Stop asking the wrong question. Be a neighbor.

Stop asking the wrong question. Be a neighbor.

Historian Jelani Cobb, dean of the Columbia Journalism School, was on Chris Hayes’ MSNBC show last week discussing the mass-deportation raids by Trump’s ICE goons and the overwhelming grassroots civic opposition to them in communities all over America.

Cobb compared both the raids and the community defense in response to them to the widespread backlash to similar actions by federally deputized slavecatchers and kidnappers following the passage of the Fugitive Slave Act in 1850.

We’ve discussed this parallel here quite a bit, focusing on things like the Oberlin-Wellington Rescue and the kidnapping of Anthony Burns in Boston.

But Cobb makes the case that people like the Oberlin rescuers were not typical of the opposition and resistance to the slavecatchers. Most of the people who rose up in opposition to those abductions by federally sanctioned goon squads were not radicals or abolitionists or activists. They were, Cobb says, simply neighbors.

I haven’t been able to find a video or a transcript of the entire conversation, but here’s the key snippet from a BlueSky post:

@jelaniya.bsky.social on historic parallels to the reaction to ICE raids:"My students are like, 'Oh, so these people who came out against the Fugitive Slave Act were all abolitionists?' I said, 'No, these were people who could not countenance the idea of their neighbors being taken from them.'"

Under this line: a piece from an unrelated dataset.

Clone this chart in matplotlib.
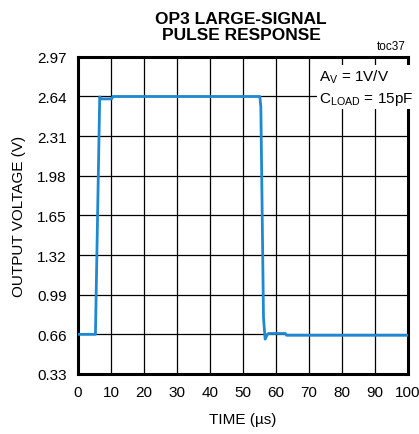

All In with Chris Hayes (@allinwithchris.bsky.social) 2025-06-20T01:05:25.714706Z

Here’s my handmade transcript of that:

COBB: When I talk with my students about the Fugitive Slave Act of 1850 and how it pushed the nation closer to the brink of Civil War, because they began snatching people out of communities — people who had lived in communities, people who had escaped slavery. And so my students are, like, “Oh, so these people who came out against the Fugitive Slave Act were all abolitionists.” And I said, “No. These were people who could not countenance the idea of their neighbors being taken from them. …

The fundamental civic unit in this nation is neighbor, and that is the people who live in your community. Are you prepared to see them treated in this way? And people simply were not.

HAYES: I think the civic response to what we’re seeing there is very encouraging, in the same way, right? That, as an abstraction, I support mass deportation. Get ’em all out of here. As a reality … your neighbor.

COBB: Your neighbor.

Here, as ever and as always, the most important question is the one asked 2,000 years ago by an unnamed Bible scholar talking to Jesus of Nazareth: “Who is my neighbor?”

Cobb’s shorthand answer to this — “the people who live in your community” — is headed in the right direction because he’s suggesting it means all of the people who live in your community. All. Of. Them.

But it also means all of the people who live in the next community over, and the one past that, and the one past that, and in every other community anywhere.

The answer to the question “Who is my neighbor?” is always Everyone.

But that wasn’t quite the answer that Jesus himself gave in response to that question. His answer was in the form of a story, a parable, a question thrown back at the question. “A certain man was going down from Jerusalem to Jericho, when he fell among thieves …”

Jesus’ answer to the question “Who is my neighbor?” was “Be a neighbor.” Be a neighbor to everyone and everyone will become a neighbor to you.

That’s an indirect answer to the question because “Who is my neighbor?” is always the wrong question and you can’t give a right answer to the wrong question.

As I’ve written here before:

The question, as always, is an attempt to find a loophole or an escape clause. Whenever we ask “Who is my neighbor?” what we really mean is “Who is not my neighbor?” or, less tactfully, “Can’t you please just tell us that there’s somebody we’re allowed not to love?”

Usually in American politics this loophole-seeking, always wrong, but always at the heart of things question “Who is my neighbor?” is framed around the Constitution rather than the Gospels. It’s not “Who is my neighbor?” but, rather, “Who is ‘We, the people’?” Who counts as “we” and who counts as “people”? And who doesn’t count? And who are we allowed not to count? And can’t you please tell us that there’s somebody we’re allowed not to treat as people?

The same rule applies to this constitutional argument as applies to all of those Jesus stories. You never want to be the guy asking those loophole-seeking questions. The guy looking for loopholes is always the Bad Guy in those stories.

Stop asking the wrong questions and just be a neighbor.